After graduating, you finally got your dream job and you’ve been working hard to impress your manager. You embraced adult life and you get along with your colleagues. Everything was fine for a while but lately, you’ve been feeling drained most of the time. You feel helpless, and trapped and you have to drag yourself to work every day. If that’s the case, you might be experiencing burnout. Let’s try to understand what burning out really means and how to prevent it.
What is burnout?
Burnout is a state of emotional, physical, or mental exhaustion which occurs when you experience long-term work-related stress. As well as reducing productivity, burnout might make you feel tired, cynical, and hopeless. It’s a gradual process that does not happen overnight, the signs can be very subtle and this makes it hard to identify burnout when it occurs. Here are some common signs of burnout that can lead to a major breakdown.
- Lack of motivation
- Feeling helpless and trapped
- Feeling detached and lonely
- Feeling tired most of the time
- Feeling overwhelmed
As well as affecting you mentally, burnout can also affect your physical health, watch out for these signs.
- Loss of appetite
- Frequent headaches and muscle pain
What causes burnout?
In order to prevent burnout, you must first understand the root of work-related stress. Let’s have a look at situations and working conditions that may lead to mental exhaustion.

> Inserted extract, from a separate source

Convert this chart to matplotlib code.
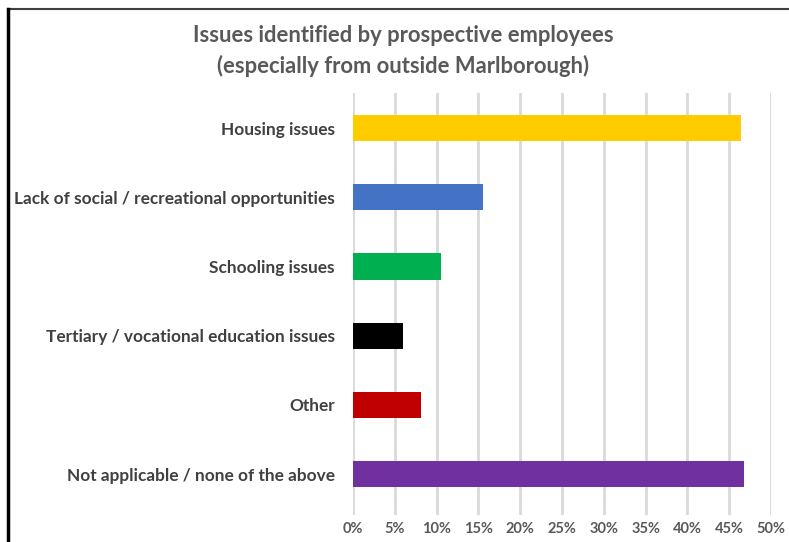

- Excessive workload. It’s a common source of fatigue and stress that can lead to lower performance or even accidents. There are numerous ways to deal with a heavy workload. You should start by determining your priorities and come up with a time management strategy. By effectively managing your time and scheduling tasks, you will find it easier to focus and get work done. It’s also very important to take breaks during the day to give your brain time to recharge.
- Unclear expectations. Having too much to do is one thing, but not knowing what to do can be as stressful. You might believe you have to do much more than what’s actually expected from you, this can be extremely overwhelming and unproductive, since, instead of focusing on a particular set of tasks, you’ll be doing a bit of everything. Similarly, you might feel like you’re not doing well at your job and this could cause a feeling of job insecurity. Effective communication is crucial at the workplace, have a clear conversation with your manager and ask the right questions.
- No work-life balance. I know you might think it’s a good idea to spend 12 hours in the office every day to impress your boss and get a promotion, but spending long hours at work does not necessarily improve productivity. It’s important to draw a line between work and social life. Make sure to allow yourself some time to rest and get your mind off work.
How to prevent burnout
Although it might not be straightforward, there are multiple ways to prevent burnout from happening. It’s all about adapting your lifestyle and recognising certain situations or habits that could potentially lead to burnout. Here are useful ways to avoid it and have a healthy work-life.
- Time management. Managing your time adequately is crucial. It will help you stay productive without overworking yourself. Work anxiety often comes from a lack of time management and the feeling of being overwhelmed.
- Exercise regularly. A healthy mind in a healthy body! Mental health and physical health are strongly correlated. Exercising is a good way to take your mind off work and relax. Going for runs or cycling to work can increase happiness and make you feel super energised.
- Sleep. Getting enough sleep is extremely important. As well as mental breakdown, sleep deprivation is related to weight gain, diabetes, and anxiety. Make sure to rest and take breaks when needed.
- Take time off. Don’t hesitate to take time off when you need it. It’s easy to get trapped and feel like you shouldn’t take a break. But you need to remember that health is more important and that you have to put yourself first. If your employer wants you to work 7 days a week, you need to let them know your priorities and put your mental health first. Remember that no one will ever be on their death bed wishing that they spent more time in the office.
- Talk to your manager. You must let your employer know if you feel overwhelmed at work, make sure that they appreciate the situation and be honest about how you feel. Although your boss might want to prioritise the work to keep everything moving, you must put yourself first and listen to your body. Ultimately, burnout significantly affects performance, thus reducing work related-stress is beneficial to both parties.
- Consider leaving your job. If things don’t seem to improve, you might have to quit. There’s no reason to stay at a job you don’t enjoy and that’s damaging your health. You can find a job that you like, where you feel like you’re contributing. For instance, you can start freelancing, take a break to totally unplug or focus on personal projects. Ultimately, you want to be happy and stress-free.